What Goes in the Submittal Packet
Most associations want a written application before any work starts. The packet is usually straightforward, but log railings need a little more description than a stock aluminum rail because the committee cannot picture them from a product code. Plan to include the location and a simple drawing or photo of where the railing goes, the style (peeled log, bark-on, half-log, branch and twig), the wood species and rough log diameter, the railing height, and the finish or stain color with a physical sample or a manufacturer chip. If you have a photo of a similar finished railing, include it. A vague application is the easiest thing for a committee to table for more information, which costs you weeks.
Read the guidelines for the review window. Many associations give the board a set number of days to respond, and some treat silence past that deadline as approval while others do not. Under the Davis-Stirling Act in California, for example, Civil Code Section 4765 requires the association to follow a fair, reasonable process and to put its decision in writing. Your state and your documents may set different timelines and rules, so check the actual language rather than assuming.
The Restrictions That Catch Log Railings
A rustic log railing runs into a handful of common covenant clauses. Knowing which ones apply to you before you submit saves a denial.
Natural and bark-on materials are the first. Some design guidelines call for finished or painted surfaces and read a bark-on or rough-hewn rail as unfinished or unkempt, even though that texture is the entire point of the style. Communities built around a rustic, mountain, or lodge aesthetic usually welcome it. A manicured suburban association may not. This is the same fit question that drives resale value: a log railing reads as an asset where the architecture supports it and as an outlier where it does not.
Color and stain approval is the second, and it trips up more projects than the railing form itself. Many CC&Rs maintain an approved palette, and a railing stain that reads too red, too orange, or too dark against the home and the neighbors can draw a rejection over a color you could easily adjust. Pick your stain with the palette in mind, and submit an actual sample rather than a name. Our finishes and sealants guide walks through how different products shift the tone of the same log.
Height, sightlines, and “rustic” character round it out. A railing tall enough to satisfy a building inspector can still block a protected view or read as out of scale to a committee, and some guidelines limit how rustic or irregular a visible structure may be. None of this overrides safety. An association cannot approve a railing that violates the building code, and committees know it, so your design still has to meet the height and the 4 inch (102 mm) sphere rule for guard openings in Section R312 of the 2021 International Residential Code (IRC).

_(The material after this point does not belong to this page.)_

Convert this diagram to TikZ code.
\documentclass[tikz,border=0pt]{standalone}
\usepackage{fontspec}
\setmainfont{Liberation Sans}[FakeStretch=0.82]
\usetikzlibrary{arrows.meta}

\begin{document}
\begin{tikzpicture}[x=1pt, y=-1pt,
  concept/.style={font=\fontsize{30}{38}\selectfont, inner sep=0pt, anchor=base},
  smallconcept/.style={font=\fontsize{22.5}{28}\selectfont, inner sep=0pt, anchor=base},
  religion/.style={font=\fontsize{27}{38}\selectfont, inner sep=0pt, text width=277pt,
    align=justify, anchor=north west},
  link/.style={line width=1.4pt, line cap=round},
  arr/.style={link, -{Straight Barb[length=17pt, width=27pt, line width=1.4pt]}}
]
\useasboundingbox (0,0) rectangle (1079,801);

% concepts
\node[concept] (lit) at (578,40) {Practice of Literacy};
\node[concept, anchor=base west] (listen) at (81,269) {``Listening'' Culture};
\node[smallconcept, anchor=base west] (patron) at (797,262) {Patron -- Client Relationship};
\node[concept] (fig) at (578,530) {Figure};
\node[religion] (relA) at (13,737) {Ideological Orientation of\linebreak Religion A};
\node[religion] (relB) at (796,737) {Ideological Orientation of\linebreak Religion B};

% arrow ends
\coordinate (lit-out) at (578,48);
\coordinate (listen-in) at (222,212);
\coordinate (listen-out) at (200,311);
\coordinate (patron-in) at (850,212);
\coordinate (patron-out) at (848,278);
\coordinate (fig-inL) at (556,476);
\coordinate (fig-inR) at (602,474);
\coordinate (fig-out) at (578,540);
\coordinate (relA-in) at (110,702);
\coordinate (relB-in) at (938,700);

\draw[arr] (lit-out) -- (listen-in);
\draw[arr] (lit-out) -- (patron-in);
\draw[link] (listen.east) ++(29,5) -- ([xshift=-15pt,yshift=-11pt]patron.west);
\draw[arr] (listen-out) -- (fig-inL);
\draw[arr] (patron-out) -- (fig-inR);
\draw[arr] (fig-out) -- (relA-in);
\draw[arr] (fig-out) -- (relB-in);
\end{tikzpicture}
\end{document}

The ARC governs appearance within what the code already requires, not instead of it. Codes are adopted with local amendments, so confirm the numbers with your building department.
If the Committee Denies You
A denial is usually a conversation, not a wall. Start by reading the written decision, because a well-run association has to tell you why it said no and, in many states, has to describe how to ask for reconsideration. Section 4765 of the Davis-Stirling Act spells out that reconsideration right for California associations, and a lot of other states have parallel provisions. Find the specific clause your railing tripped, since the fix is often small: a different stain from the approved palette, a peeled log instead of bark-on, a lower or more uniform top rail.
Resubmit with the change addressed directly, in writing, referencing the reason they gave. If you believe the denial was unreasonable, inconsistent with how the same feature was approved for a neighbor, or outside what the CC&Rs actually authorize, that is the point to ask for the reconsideration meeting and, if it still goes nowhere, to get a community association attorney involved. Building anyway is the one move to avoid. An unapproved railing can force removal at your expense and turn a design disagreement into a fine or a lien.
The Practical Sequence
Pull your recorded CC&Rs and the architectural guidelines, and read the sections on materials, colors, exterior structures, and the approval timeline before you fall in love with a design. Build your submittal packet with a real stain sample and a clear drawing. Get the ARC’s written approval, then handle the city permit, then build. Keep the approval letter with your home records, because it protects you and the next owner if anyone ever questions the railing.
Owners treat the architectural review as red tape, and sometimes it is. More often it is the difference between a railing that stands for twenty years and one you install twice. The committee is enforcing an agreement you signed onto when you bought the home. Work inside it, lead with a clear packet and a stain that fits the palette, and a rustic log railing clears review in most communities that were built for the look in the first place.